Woolie returns to Pikes Peak.
After returning from Pikes Peak last year, I was so revved up. I wanted to take what I learned and apply it to a new build that would be more suited for the mountain.
It’s hard to put into words what happened last year and how I wanted to change the bike, but I’ll try. Last years bike started life as a Ducati Hypermotard, we took the cases, bored them out and stuffed a 1098R motor inside. The bike was a hand full to ride, it was quite hard to finish turns on. It would spin the rear wheel and not steer well. Unfortunately, it was not advised to try and ride that way up the mountain, as the conditions changed every five minutes.
This year I wanted to build a bike that cornered well and was light with a lot of room for adjustments. I wanted to make a naked version of the motorcycle that Carlos Checka won the world championship with — The 1198rs.
My bike started out as a street fighter, we removed the steering head and replaced it with a 999 adjustable unit and set it up the same as the RS. The main components that make this framework are the Longer Magnesium swing arm, a unique pivot link and a special shock that is shorter than the street version. I found the link on eBay, it came off a Shaky Burns British superbike. I was able to get the last of the shocks Kyle racing had on the shelf, and Ram Italia was able to supply the swing-arm.
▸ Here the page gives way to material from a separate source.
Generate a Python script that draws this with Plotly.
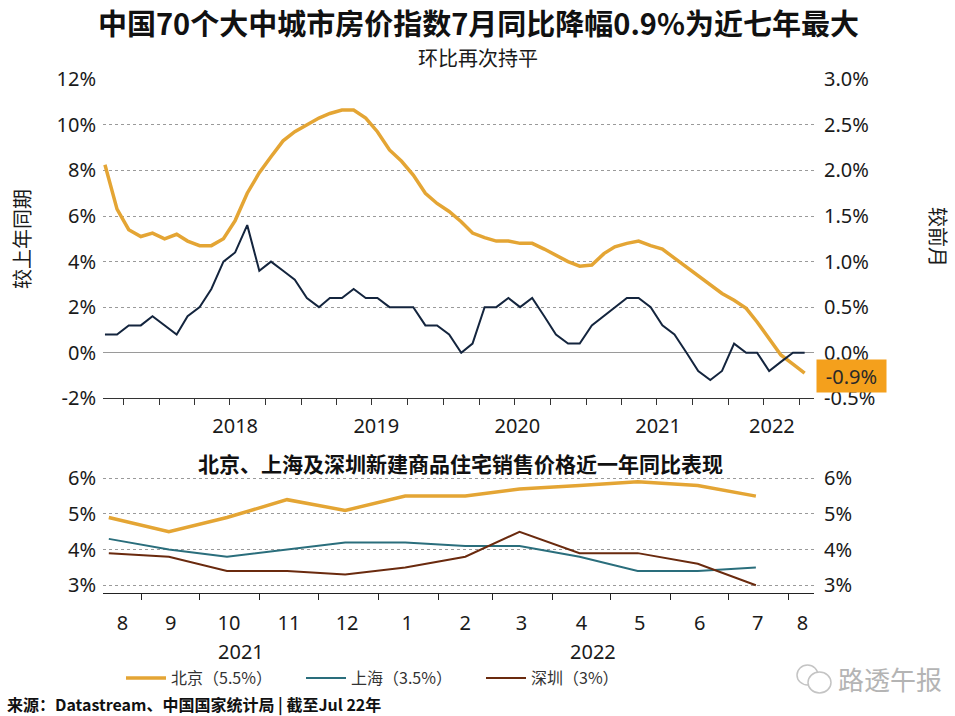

We kept the motor internals and inserted them into a set of sand-cast cases, we also went with a Nova short ratio gearbox that shifts like a Japanese bike, sweet as could be. I built the bike as fast as I could then shipped it off to the Ducshop. We didn’t get the bike back in time to do any real testing, so I plugged in some settings that worked when the factory raced the bike, and we went off to Pikes Peak. The bike came in at 330lbs wet and was making more than 180hp at the wheel with no Traction control or rider aid.
Unfortunately, the motorcycles only got one day of testing before race week, and we didn’t make it. Pirelli supplied the Tires, I loaded up my Sprinter to the Gills, and we were off.
The first thing I did was rent a storage space to download all the gear, then it all started.
We had a fantastic guy this year to shoot stills, Jon from #Brapsnaps and he came through to help me on the first few days of prep. We had a lot to get through, so we started at sunrise and finished just in time to eat and go to sleep.
Day 1: We went right into qualifying, with only three runs to set a time. Unfortunately, my bike setup was not working at all, and every time I tried to push, the front would tuck. Oddly enough, this didn’t upset me, I never felt like I was going to crash thanks to the grip on the rear wheel. After that day we came in 13th overall, which was significant, as for the next three days this would be the starting number out of the 27 bikes.
Day 2: Was spent in the W’s – a series of hairpins and hard acceleration with at least 4 sections of blind turns and huge cliff drop-offs. Here is where we ran into more problems, as the gearing we thought was going to work was wrong. I was only reaching 2,000 RPM exiting the corner. I tried to get on the gas, but the bike hesitated and then lunged. This stood the bike up and it wanted to head into the cliff — not good.
I later changed the gearing to 14/42, two teeth shorter and we then went to the top of the mountain.
It was maybe in the 20s and blowing 60 miles an hour on day three. My helper Paul Taylor from ‘Taylor Made’ racing was looking at me like “what the hell”. This day was, for the most part, a throwaway!
I mean we got to see the top, but man it was tough to go fast.
After this crazy day, I knew I needed to change the bike setup, and we were so lucky to have met Brian from Boulder motorsports on the hill. Basically, the bike setup would work great under normal racetrack conditions with good grip but not here, so I wanted to level the bike out, soften the rear and stiffen the front. Brian had the rear spring we needed, so off we went. 5 hours of driving and a spring change plus I took around 12 clicks of compression out of the back and added 10 to the front. I also changed the fork angel to 24.5 degrees from 23.5 and added trail. Now the bike was more level, and when pushing on her, it went up and down together.
Day 4: We went back to the W’s, so I was able to check the gearing, and it was still too tall, I only had one more option, and I made the change that day.
Race day: We were out of time now, and I was feeling better about the way the bike felt but also I had no reference as to how fast I could go on her.
We took off, and I started off reasonably fast, trying to be clean and to not make any mistakes. The bike felt suitable going into the W’s, and wow the bike just finished the turns and felt so good – the gearing was excellent.
As I came out of the W’s up to the Devils playground, we had a big slide due to the track being so dirty. My team told me I was in 2nd place at this point, but I ended up making two mistakes as I went into Carl’s corner too hot and had to brake check. This is a blind corner with a huge cliff drop off. After that, I went into the last hairpin too hot and missed the podium by .44.
Soon after my run, I lost my good friend Carlin Dunn as he crashed off the mountain very close to the finish line. Ride in Peace Carlin.